Is "probability distribution function" a distribution?

Question

I can understand the definition of distribution as written in https://en.wikipedia.org/wiki/Distribution_(mathematics) On the other hand there are three different terms in the definition of probability distribution function(PDF) : https://en.wikipedia.org/wiki/Probability_distribution_function My question: is PDF a distribution? If so can anyone help me to clarify how a PDF is a distribution?

Answer 1

The only thing that relates them are that they are both restricted cases of measures (or at least the PDF can be interpreted as such).

A distribution in probability theory is very like a measure with the restriction that the measure of the whole space is 1 (ie $\int dp = $int p(x) dx = 1$).

The other distribution is quite restricted since it's only allowed to act on smooth functions with compact support (ie $\int \varphi d\mu$ need only bee defined if $\varphi$ is smooth with compact support).

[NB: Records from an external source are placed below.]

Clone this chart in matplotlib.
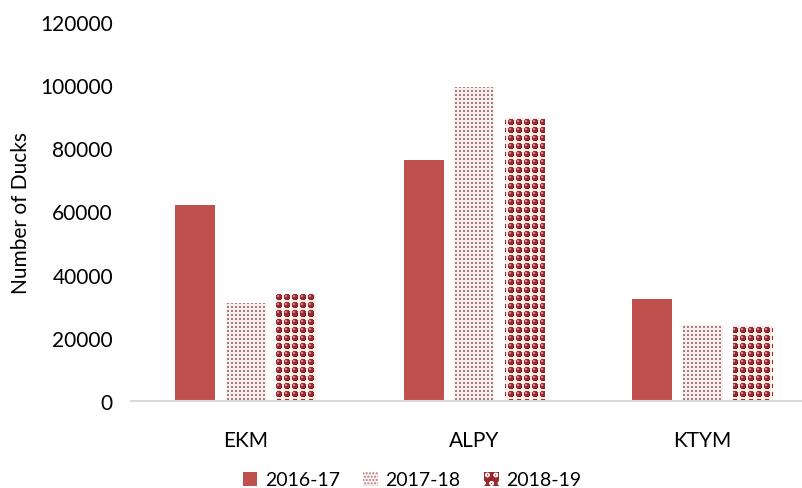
import numpy as np
import matplotlib
matplotlib.use("Agg")
import matplotlib.pyplot as plt
from matplotlib.patches import Patch

categories = ["EKM", "ALPY", "KTYM"]
series_names = ["2016-17", "2017-18", "2018-19"]
v_2016_17 = [62000, 76300, 32300]
v_2017_18 = [31000, 99400, 24000]
v_2018_19 = [34000, 89600, 23700]
yticks = [0, 20000, 40000, 60000, 80000, 100000, 120000]

plt.rcParams['font.family'] = ['Lato', 'DejaVu Sans']
W_IN, H_IN, DPI = 8.03, 4.89, 100
fig = plt.figure(figsize=(W_IN, H_IN), dpi=DPI)
ax = fig.add_axes([131/803, 87/489, 1 - 131/803, (402-23)/489])

XL = (-0.503, 2.44)
YL = (0, 120000)
x = np.arange(len(categories))
bw = 0.175
step = 0.221

red = '#c0504d'
b1 = ax.bar(x - step, v_2016_17, bw, color=red, zorder=2)
b2 = ax.bar(x, v_2017_18, bw, color='white', zorder=2)
b3 = ax.bar(x + step, v_2018_19, bw, color='#962832', zorder=2)

# pixel textures
pos = ax.get_position()
Wp = int(round(pos.width * W_IN * DPI))
Hp = int(round(pos.height * H_IN * DPI))
yy, xx = np.mgrid[0:Hp, 0:Wp]

def hexrgb(h):
    h = h.lstrip('#')
    return np.array([int(h[i:i+2], 16) / 255 for i in (0, 2, 4)])

dots = np.ones((Hp, Wp, 3)) * hexrgb('#f8eeee')
mask = ((xx % 4) < 2) & ((yy % 4) < 2)
dots[mask] = hexrgb('#a87a7a')

sph = np.ones((Hp, Wp, 3)) * hexrgb('#fdece4')
tx = (xx % 8) - 3.5
ty = (yy % 8) - 3.5
d = np.sqrt(tx**2 + ty**2)
R = 3.1
sph[d < R] = hexrgb('#9a2a34')
hl = np.sqrt((tx + 1.0)**2 + (ty + 1.0)**2) < 0.9
sph[hl & (d < R)] = hexrgb('#d08088')
edge = (d >= R - 0.6) & (d < R) & (tx > 0) & (ty > 0)
sph[edge] = hexrgb('#6e1c24')

for cont, tex in ((b2, dots), (b3, sph)):
    for bar in cont:
        im = ax.imshow(tex, extent=(XL[0], XL[1], YL[0], YL[1]), origin='upper',
                       interpolation='nearest', aspect='auto', zorder=3)
        im.set_clip_path(bar)

ax.set_xlim(*XL)
ax.set_ylim(*YL)
ax.set_yticks(yticks)
ax.set_yticklabels([str(t) for t in yticks])
ax.set_xticks(x)
ax.set_xticklabels(categories)
ax.tick_params(axis='both', length=0, labelsize=15, colors='#000000')
ax.tick_params(axis='y', pad=13)
ax.tick_params(axis='x', pad=21)
for s in ('top', 'right', 'left'):
    ax.spines[s].set_visible(False)
ax.spines['bottom'].set_color('#d9d9d9')
ax.spines['bottom'].set_linewidth(1.5)
ax.spines['bottom'].set_zorder(4)
ax.set_ylabel("Number of Ducks", fontsize=15)
ax.yaxis.set_label_coords((31 - 131) / Wp, (402 - 213) / Hp)

handles = [
    Patch(facecolor=red, edgecolor=red, lw=0),
    Patch(facecolor='#fbf3f3', edgecolor='#b07a7a', hatch='.....', lw=0),
    Patch(facecolor='#962832', edgecolor='#fdeee6', hatch='oo', lw=0),
]
fig.legend(handles, series_names, loc='center', bbox_to_anchor=(412/803, 1 - 481/489),
           ncol=3, frameon=False, fontsize=14, handlelength=0.75, handleheight=0.75,
           handletextpad=0.4, columnspacing=1.2)

fig.savefig("out.png", dpi=DPI)
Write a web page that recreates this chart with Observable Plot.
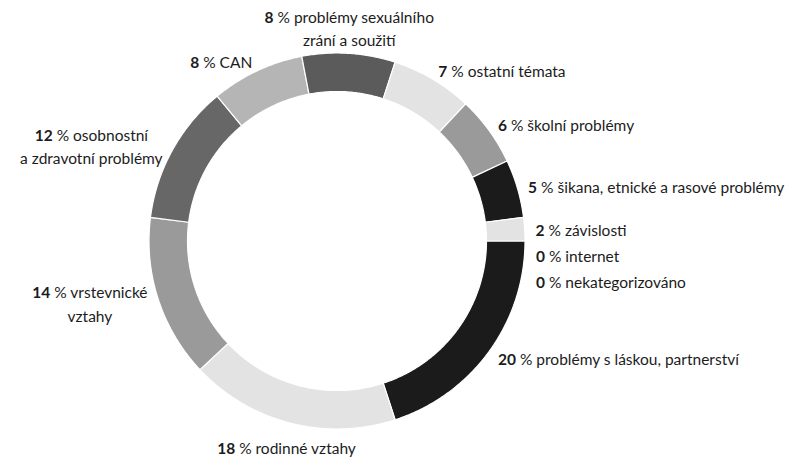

But since a probability distribution is that general and smooth functions with compact support is so well behaved you can always integrate a such (ie $\int \varphi dp$ is well defined as required of the second type of distribution). You could of course generalize the concept of PDF to allow for any measure (that is not necessarily representable as a function).

Answer 2

The term distribution in probability theory is not related to the concept of distribution as functional (as cited in your first hyperlink). Formally, this refers to a probability measure on a state space, which is usually $\Bbb{R}$ or $\Bbb{R}^d$. Moreover, if a random variable $X$ is given on a probability space $(\Omega, \mathcal{F}, \Bbb{P})$, then the corresponding pushforward measure $\Bbb{P}(\cdot \in X)$ is called the distribution of $X$. This allows us to compare the random behavior of random viariables which live on different spaces.

There are may quantities that uniquely specify a probability measure. For instance,

• For each PDF $f$ there corresponds a measure $\mu$ given by $\mu(E) = \int_E f$.
• For each PMF $p$ there corresponds a measure $\mu = \sum_x p_x\delta_x$.
• For each CDF $F$ there corresponds a measure $\mu$ that satisfies $\mu((-\infty, x]) = F(x)$.

Consequently some authors tend to use the term 'distribution' to refer any of them.